The measured emissions rates for NO_x and CO were similar to those reported elsewhere and were the same order of magnitude as those assumed in constructing local emission inventories. However, the specific characteristics of houses in different geographic regions, likely related to climate, cultural, and socioeconomic aspects, might imply strongly differing indoor air quality implications for each case, even under similar emission rates and total indoor emissions. As mentioned earlier, HVAC systems are extremely rare for houses in Bogota and Santiago, where houses rely on natural ventilation. However, some of the sampled households were small apartments located in the interior parts of a larger building. For those cases, natural ventilation was found to be poor, and, together with the overall small size of the living area (often shared with the cooking area) could lead to unhealthy NO_x and CO levels. Therefore, future studies should focus on integrating the multiple aspects that would determine indoor air quality under the ventilation characteristics specific to the region.

5 Conclusions

This study constitutes to our knowledge the first direct measurement of the emission rates of NO_x, CO, and CH₄ from the use of natural gas in residential kitchens in Latin America. The findings of this effort to determine real-world emission rates reveal that methane releases, both episodic during the action of turning on/off the burners, as well as continues leaks into the kitchen space, constitute most of the total methane emissions from natural gas stoves, both in Chile and in Colombia. Those types of fugitive emissions are not accounted for in the emission estimates reported by countries to the UNFCCC. Furthermore, in our sample we found that CH₄ emissions during combustion, expressed as energy-based emission factors, were between 8 and 16 times higher than the default values that are typically assumed in absence of local emission datasets. The findings of this work reveal the relevance of conducting real-world emission measurements, as these can provide a more realistic picture of the actual emissions from any given sector. The specific potential for GHG emission reductions attainable by switching to other energy sources for residential cooking are highly dependent on the local conditions, i.e., the carbon intensity of the power generation in each country, together with the efficiencies of the available electric cooking technologies.

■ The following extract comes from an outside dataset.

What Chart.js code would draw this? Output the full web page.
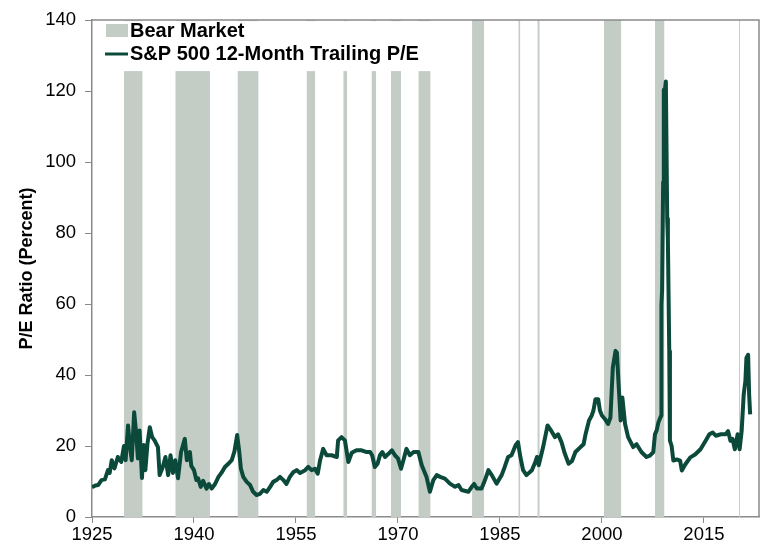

In addition, we quantified the emissions of air pollutants NO_x and CO, finding values consistent with other studies. In the case of Bogotá, a city located at 2600 m a.s.l., we expected higher CO emissions from less efficient or oxygen deficient combustion, however, the emission rates for CO in both cities analyzed were comparable, with emission rates slightly higher in Santiago. Further research should increase sample sizes (involving other cities in the region) and include the measurement of hazardous species released by combustion of natural gas stoves. Efforts should also be made to ensure that accurate country-wide appliance use patterns are developed and can be used in bottom-up emission estimates.